Every new guy on this forum should read this…
I’m willing to bet that at least 2 or 3 times during this purchase that your gut told you “DON’T DO IT.” Here’s a life lesson…
When your gut say’s NO… FOLLOW IT! Without exception, whenever I have gone against my gut feeling I live to regret it, therefore…I don’t!
Sometimes in this business people get ahead of themselves. Let’s face it, there is no way you should have been involved in a deal this complicated just starting out.
I give everyone the same advice… New to the business??? Good, make sure of one thing…Your first property needs to be an out of the park HOME RUN as far as purchase price goes. Think about it, your new to a business, you’re GOING to screw up, if you leave enough padding there you will still make money AND learn where your mistakes were made.
PATIENCE is the toughest part of real estate investing. We all love the stories about people who started 3 years ago, quit their jobs and are living on their positive cash flow. FORGET that! Real estate by it’s very nature is a slow way to create wealth. The upside of that is, if purchased at a steep enough discount, it is very likely that you WILL create that wealth.

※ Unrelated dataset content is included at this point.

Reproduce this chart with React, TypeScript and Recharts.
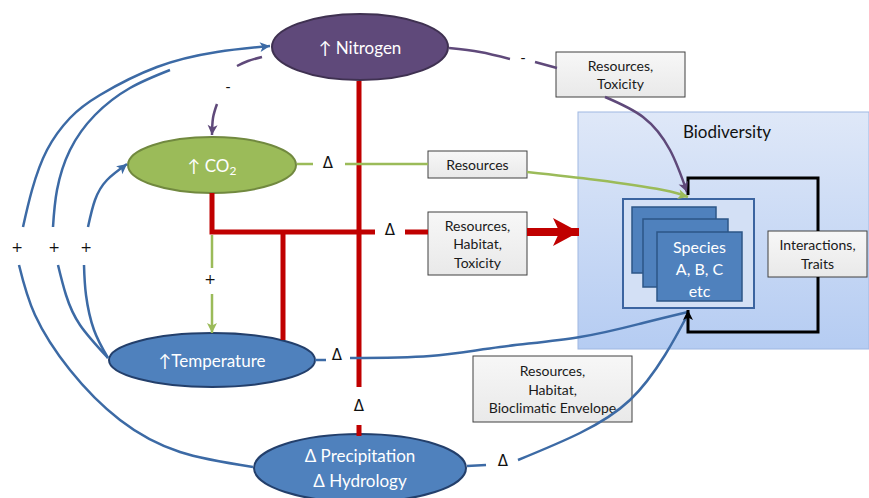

You learned some great lessons here…
Never have ANY appraisal done by the guy putting the deal together.
From the sounds of it you probably did about 5 minutes research on this deal, otherwise you would have seen the inflated appraisal, also you mention the foreclosure rate in that area. Hello, any bells go off there??
If most of the houses are in foreclosure THAT MARKET SUCKS! Doesn’t mean you can’t make money, but you need to buy houses in that market at HUGE discounts.
Mentors are WAY over rated. Most of the guy’s I’ve met who claimed to be mentors were losers who couldn’t put deals together alone. (sound familiar?)
A real mentor will not want to be part of YOUR deal. I help people out all the time. If you want to label that as mentoring fine, then most of the membership here are mentors, but I don’t get involved financially with THEIR deal. Give them advice, make sure their asking the right questions, checking the things out that can hurt, but take money from some new guy who just wants advice? No.
I had a great mentor, he wasn’t a mentor by his definition, we used to get together for coffee when I had questions, mostly I’d listen to his tales of how he built a multimilion dollar real state empire. He built me up, gave me confidence. One of my favorite quotes of his was…
For Chripes sakes kid, I got a 4th grade education, if I can do this much, think about how far YOU can go!
Great guy! Never would even let me pay for the COFFEE! That’s a mentor.